++++ GIVEN MATERIAL ++++

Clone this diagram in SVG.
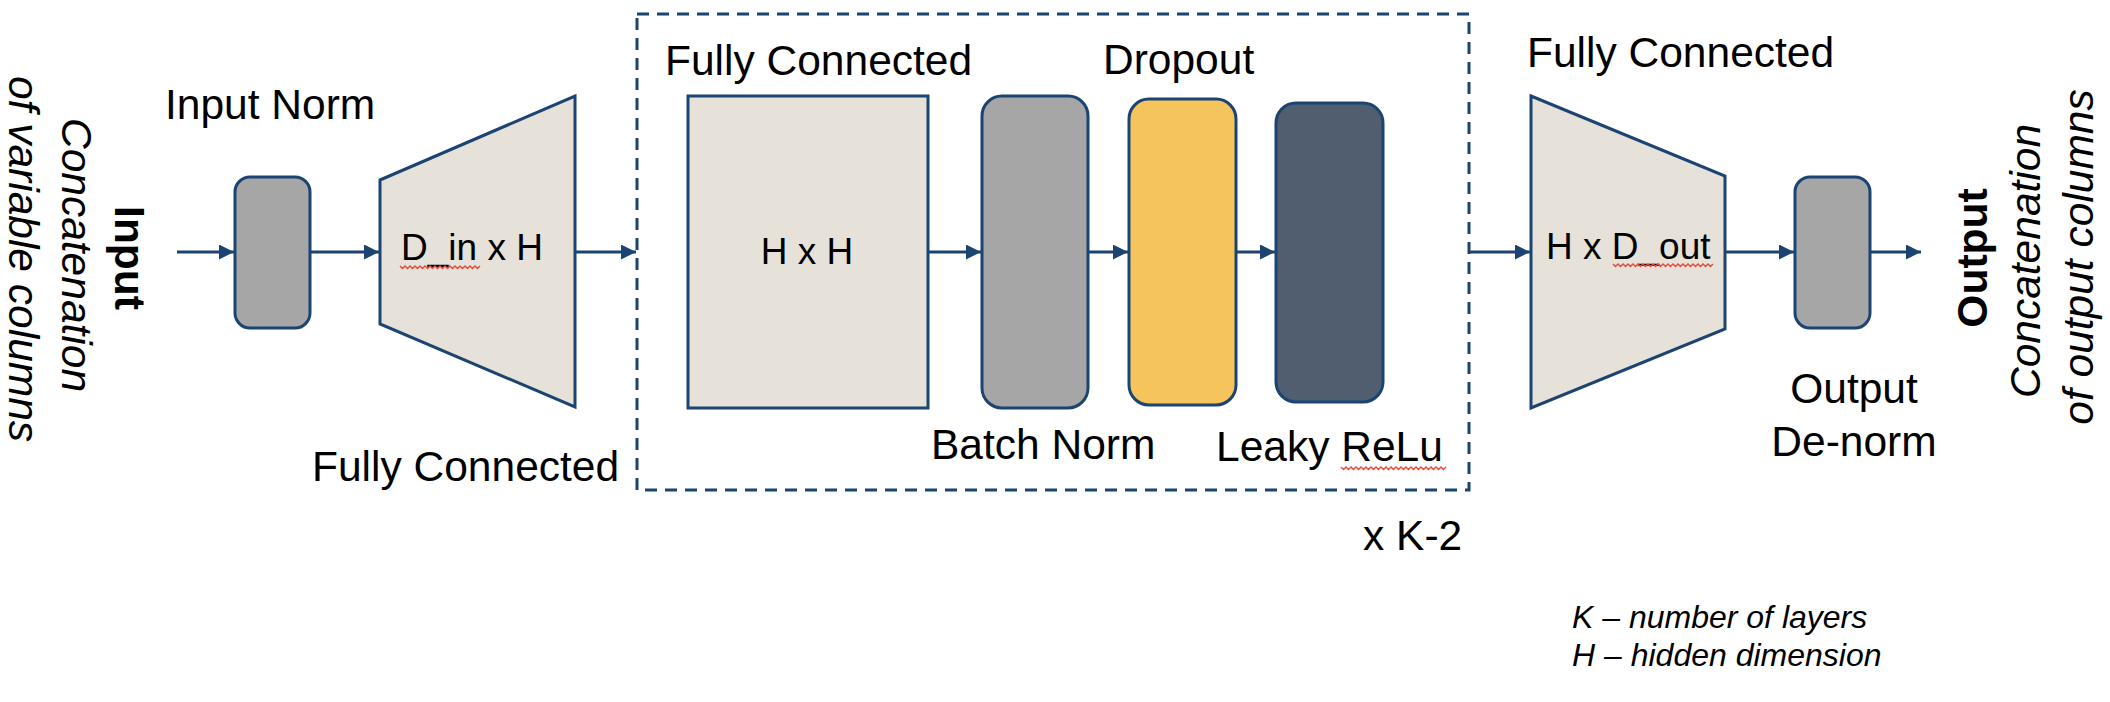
<svg xmlns="http://www.w3.org/2000/svg" width="2110" height="702" viewBox="0 0 2110 702">
<style>
  text { font-family: "Liberation Sans", Arial, sans-serif; fill: #000; }
  .lbl { font-size: 42.5px; }
  .inner { font-size: 37px; }
  .bold { font-size: 42.5px; font-weight: bold; }
  .ital { font-size: 42.5px; font-style: italic; }
  .legend { font-size: 32px; font-style: italic; }
  .mid { text-anchor: middle; }
  .node { stroke: #1B4472; stroke-width: 3; }
  .fc { fill: #E6E2D9; }
  .norm { fill: #A6A6A6; }
  .drop { fill: #F5C45C; }
  .relu { fill: #515E6F; }
  .conn line { stroke: #1B4472; stroke-width: 3; marker-end: url(#arr); }
  .squig { fill: none; stroke: #E8493B; stroke-width: 1.4; }
</style>
<defs>
  <marker id="arr" markerUnits="userSpaceOnUse" markerWidth="15" markerHeight="15" refX="15" refY="7.5" orient="auto">
    <path d="M0,0 L15,7.5 L0,15 z" fill="#1B4472"/>
  </marker>
</defs>
<rect width="2110" height="702" fill="#FFFFFF"/>

<g id="input-label">
  <text class="bold mid" transform="translate(115,258) rotate(90)">Input</text>
  <text class="ital mid" transform="translate(62,255) rotate(90)">Concatenation</text>
  <text class="ital mid" transform="translate(9,259) rotate(90)">of variable columns</text>
</g>

<g id="input-norm">
  <rect class="node norm" x="235" y="177" width="75" height="151" rx="15"/>
  <text class="lbl" x="165" y="119">Input Norm</text>
</g>

<g id="fc-in">
  <polygon class="node fc" points="380,180 575,96 575,407 380,324"/>
  <text class="inner" x="401" y="260">D_in x H</text>
  <path class="squig" d="M400,266 l2.5,2.5 l2.5,-2.5 l2.5,2.5 l2.5,-2.5 l2.5,2.5 l2.5,-2.5 l2.5,2.5 l2.5,-2.5 l2.5,2.5 l2.5,-2.5 l2.5,2.5 l2.5,-2.5 l2.5,2.5 l2.5,-2.5 l2.5,2.5 l2.5,-2.5 l2.5,2.5 l2.5,-2.5 l2.5,2.5 l2.5,-2.5 l2.5,2.5 l2.5,-2.5 l2.5,2.5 l2.5,-2.5 l2.5,2.5 l2.5,-2.5 l2.5,2.5 l2.5,-2.5 l2.5,2.5 l2.5,-2.5 l2.5,2.5 l2.5,-2.5"/>
  <text class="lbl" x="312" y="481">Fully Connected</text>
</g>

<g id="repeat-block">
  <rect x="637" y="14" width="832" height="476" fill="none" stroke="#1B4472" stroke-width="3" stroke-dasharray="12,8"/>
  <text class="lbl" x="1363" y="550">x K-2</text>
</g>

<g id="fc-hidden">
  <rect class="node fc" x="688" y="96" width="240" height="312"/>
  <text class="inner mid" x="807" y="264">H x H</text>
  <text class="lbl" x="665" y="75">Fully Connected</text>
</g>

<g id="batch-norm">
  <rect class="node norm" x="982" y="96" width="106" height="312" rx="20"/>
  <text class="lbl" x="931" y="459">Batch Norm</text>
</g>

<g id="dropout">
  <rect class="node drop" x="1129" y="99" width="107" height="306" rx="20"/>
  <text class="lbl" x="1103" y="74">Dropout</text>
</g>

<g id="leaky-relu">
  <rect class="node relu" x="1276" y="103" width="107" height="299" rx="20"/>
  <text class="lbl" x="1216" y="461">Leaky ReLu</text>
  <path class="squig" d="M1341,467 l2.5,2.5 l2.5,-2.5 l2.5,2.5 l2.5,-2.5 l2.5,2.5 l2.5,-2.5 l2.5,2.5 l2.5,-2.5 l2.5,2.5 l2.5,-2.5 l2.5,2.5 l2.5,-2.5 l2.5,2.5 l2.5,-2.5 l2.5,2.5 l2.5,-2.5 l2.5,2.5 l2.5,-2.5 l2.5,2.5 l2.5,-2.5 l2.5,2.5 l2.5,-2.5 l2.5,2.5 l2.5,-2.5 l2.5,2.5 l2.5,-2.5 l2.5,2.5 l2.5,-2.5 l2.5,2.5 l2.5,-2.5 l2.5,2.5 l2.5,-2.5 l2.5,2.5 l2.5,-2.5 l2.5,2.5 l2.5,-2.5 l2.5,2.5 l2.5,-2.5 l2.5,2.5 l2.5,-2.5 l2.5,2.5 l2.5,-2.5"/>
</g>

<g id="fc-out">
  <polygon class="node fc" points="1531,96 1725,176 1725,329 1531,408"/>
  <text class="inner" x="1546" y="259">H x D_out</text>
  <path class="squig" d="M1613,264 l2.5,2.5 l2.5,-2.5 l2.5,2.5 l2.5,-2.5 l2.5,2.5 l2.5,-2.5 l2.5,2.5 l2.5,-2.5 l2.5,2.5 l2.5,-2.5 l2.5,2.5 l2.5,-2.5 l2.5,2.5 l2.5,-2.5 l2.5,2.5 l2.5,-2.5 l2.5,2.5 l2.5,-2.5 l2.5,2.5 l2.5,-2.5 l2.5,2.5 l2.5,-2.5 l2.5,2.5 l2.5,-2.5 l2.5,2.5 l2.5,-2.5 l2.5,2.5 l2.5,-2.5 l2.5,2.5 l2.5,-2.5 l2.5,2.5 l2.5,-2.5 l2.5,2.5 l2.5,-2.5 l2.5,2.5 l2.5,-2.5 l2.5,2.5 l2.5,-2.5 l2.5,2.5 l2.5,-2.5"/>
  <text class="lbl" x="1527" y="67">Fully Connected</text>
</g>

<g id="output-denorm">
  <rect class="node norm" x="1795" y="177" width="75" height="151" rx="15"/>
  <text class="lbl mid" x="1854" y="403">Output</text>
  <text class="lbl mid" x="1854" y="456">De-norm</text>
</g>

<g id="output-label">
  <text class="bold mid" transform="translate(1987,258) rotate(-90)">Output</text>
  <text class="ital mid" transform="translate(2040,261) rotate(-90)">Concatenation</text>
  <text class="ital mid" transform="translate(2093,257) rotate(-90)">of output columns</text>
</g>

<g id="legend">
  <text class="legend" x="1572" y="628">K – number of layers</text>
  <text class="legend" x="1572" y="666">H – hidden dimension</text>
</g>

<g id="connectors" class="conn">
  <line x1="177" y1="252" x2="234" y2="252"/>
  <line x1="310" y1="252" x2="379" y2="252"/>
  <line x1="575" y1="252" x2="636" y2="252"/>
  <line x1="928" y1="252" x2="981" y2="252"/>
  <line x1="1088" y1="252" x2="1128" y2="252"/>
  <line x1="1236" y1="252" x2="1275" y2="252"/>
  <line x1="1469" y1="252" x2="1530" y2="252"/>
  <line x1="1726" y1="252" x2="1794" y2="252"/>
  <line x1="1871" y1="252" x2="1921" y2="252"/>
</g>
</svg>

++++

• _BRIEF_
Give an exact reproduction of every line, leaving out any picture.

• _SOLUTION FOR THIS TASK_
Clone this diagram in SVG.
<svg xmlns="http://www.w3.org/2000/svg" width="2110" height="702" viewBox="0 0 2110 702">
<style>
  text { font-family: "Liberation Sans", Arial, sans-serif; fill: #000; }
  .lbl { font-size: 42.5px; }
  .inner { font-size: 37px; }
  .bold { font-size: 42.5px; font-weight: bold; }
  .ital { font-size: 42.5px; font-style: italic; }
  .legend { font-size: 32px; font-style: italic; }
  .mid { text-anchor: middle; }
  .node { stroke: #1B4472; stroke-width: 3; }
  .fc { fill: #E6E2D9; }
  .norm { fill: #A6A6A6; }
  .drop { fill: #F5C45C; }
  .relu { fill: #515E6F; }
  .conn line { stroke: #1B4472; stroke-width: 3; marker-end: url(#arr); }
  .squig { fill: none; stroke: #E8493B; stroke-width: 1.4; }
</style>
<defs>
  <marker id="arr" markerUnits="userSpaceOnUse" markerWidth="15" markerHeight="15" refX="15" refY="7.5" orient="auto">
    <path d="M0,0 L15,7.5 L0,15 z" fill="#1B4472"/>
  </marker>
</defs>
<rect width="2110" height="702" fill="#FFFFFF"/>

<g id="input-label">
  <text class="bold mid" transform="translate(115,258) rotate(90)">Input</text>
  <text class="ital mid" transform="translate(62,255) rotate(90)">Concatenation</text>
  <text class="ital mid" transform="translate(9,259) rotate(90)">of variable columns</text>
</g>

<g id="input-norm">
  <rect class="node norm" x="235" y="177" width="75" height="151" rx="15"/>
  <text class="lbl" x="165" y="119">Input Norm</text>
</g>

<g id="fc-in">
  <polygon class="node fc" points="380,180 575,96 575,407 380,324"/>
  <text class="inner" x="401" y="260">D_in x H</text>
  <path class="squig" d="M400,266 l2.5,2.5 l2.5,-2.5 l2.5,2.5 l2.5,-2.5 l2.5,2.5 l2.5,-2.5 l2.5,2.5 l2.5,-2.5 l2.5,2.5 l2.5,-2.5 l2.5,2.5 l2.5,-2.5 l2.5,2.5 l2.5,-2.5 l2.5,2.5 l2.5,-2.5 l2.5,2.5 l2.5,-2.5 l2.5,2.5 l2.5,-2.5 l2.5,2.5 l2.5,-2.5 l2.5,2.5 l2.5,-2.5 l2.5,2.5 l2.5,-2.5 l2.5,2.5 l2.5,-2.5 l2.5,2.5 l2.5,-2.5 l2.5,2.5 l2.5,-2.5"/>
  <text class="lbl" x="312" y="481">Fully Connected</text>
</g>

<g id="repeat-block">
  <rect x="637" y="14" width="832" height="476" fill="none" stroke="#1B4472" stroke-width="3" stroke-dasharray="12,8"/>
  <text class="lbl" x="1363" y="550">x K-2</text>
</g>

<g id="fc-hidden">
  <rect class="node fc" x="688" y="96" width="240" height="312"/>
  <text class="inner mid" x="807" y="264">H x H</text>
  <text class="lbl" x="665" y="75">Fully Connected</text>
</g>

<g id="batch-norm">
  <rect class="node norm" x="982" y="96" width="106" height="312" rx="20"/>
  <text class="lbl" x="931" y="459">Batch Norm</text>
</g>

<g id="dropout">
  <rect class="node drop" x="1129" y="99" width="107" height="306" rx="20"/>
  <text class="lbl" x="1103" y="74">Dropout</text>
</g>

<g id="leaky-relu">
  <rect class="node relu" x="1276" y="103" width="107" height="299" rx="20"/>
  <text class="lbl" x="1216" y="461">Leaky ReLu</text>
  <path class="squig" d="M1341,467 l2.5,2.5 l2.5,-2.5 l2.5,2.5 l2.5,-2.5 l2.5,2.5 l2.5,-2.5 l2.5,2.5 l2.5,-2.5 l2.5,2.5 l2.5,-2.5 l2.5,2.5 l2.5,-2.5 l2.5,2.5 l2.5,-2.5 l2.5,2.5 l2.5,-2.5 l2.5,2.5 l2.5,-2.5 l2.5,2.5 l2.5,-2.5 l2.5,2.5 l2.5,-2.5 l2.5,2.5 l2.5,-2.5 l2.5,2.5 l2.5,-2.5 l2.5,2.5 l2.5,-2.5 l2.5,2.5 l2.5,-2.5 l2.5,2.5 l2.5,-2.5 l2.5,2.5 l2.5,-2.5 l2.5,2.5 l2.5,-2.5 l2.5,2.5 l2.5,-2.5 l2.5,2.5 l2.5,-2.5 l2.5,2.5 l2.5,-2.5"/>
</g>

<g id="fc-out">
  <polygon class="node fc" points="1531,96 1725,176 1725,329 1531,408"/>
  <text class="inner" x="1546" y="259">H x D_out</text>
  <path class="squig" d="M1613,264 l2.5,2.5 l2.5,-2.5 l2.5,2.5 l2.5,-2.5 l2.5,2.5 l2.5,-2.5 l2.5,2.5 l2.5,-2.5 l2.5,2.5 l2.5,-2.5 l2.5,2.5 l2.5,-2.5 l2.5,2.5 l2.5,-2.5 l2.5,2.5 l2.5,-2.5 l2.5,2.5 l2.5,-2.5 l2.5,2.5 l2.5,-2.5 l2.5,2.5 l2.5,-2.5 l2.5,2.5 l2.5,-2.5 l2.5,2.5 l2.5,-2.5 l2.5,2.5 l2.5,-2.5 l2.5,2.5 l2.5,-2.5 l2.5,2.5 l2.5,-2.5 l2.5,2.5 l2.5,-2.5 l2.5,2.5 l2.5,-2.5 l2.5,2.5 l2.5,-2.5 l2.5,2.5 l2.5,-2.5"/>
  <text class="lbl" x="1527" y="67">Fully Connected</text>
</g>

<g id="output-denorm">
  <rect class="node norm" x="1795" y="177" width="75" height="151" rx="15"/>
  <text class="lbl mid" x="1854" y="403">Output</text>
  <text class="lbl mid" x="1854" y="456">De-norm</text>
</g>

<g id="output-label">
  <text class="bold mid" transform="translate(1987,258) rotate(-90)">Output</text>
  <text class="ital mid" transform="translate(2040,261) rotate(-90)">Concatenation</text>
  <text class="ital mid" transform="translate(2093,257) rotate(-90)">of output columns</text>
</g>

<g id="legend">
  <text class="legend" x="1572" y="628">K – number of layers</text>
  <text class="legend" x="1572" y="666">H – hidden dimension</text>
</g>

<g id="connectors" class="conn">
  <line x1="177" y1="252" x2="234" y2="252"/>
  <line x1="310" y1="252" x2="379" y2="252"/>
  <line x1="575" y1="252" x2="636" y2="252"/>
  <line x1="928" y1="252" x2="981" y2="252"/>
  <line x1="1088" y1="252" x2="1128" y2="252"/>
  <line x1="1236" y1="252" x2="1275" y2="252"/>
  <line x1="1469" y1="252" x2="1530" y2="252"/>
  <line x1="1726" y1="252" x2="1794" y2="252"/>
  <line x1="1871" y1="252" x2="1921" y2="252"/>
</g>
</svg>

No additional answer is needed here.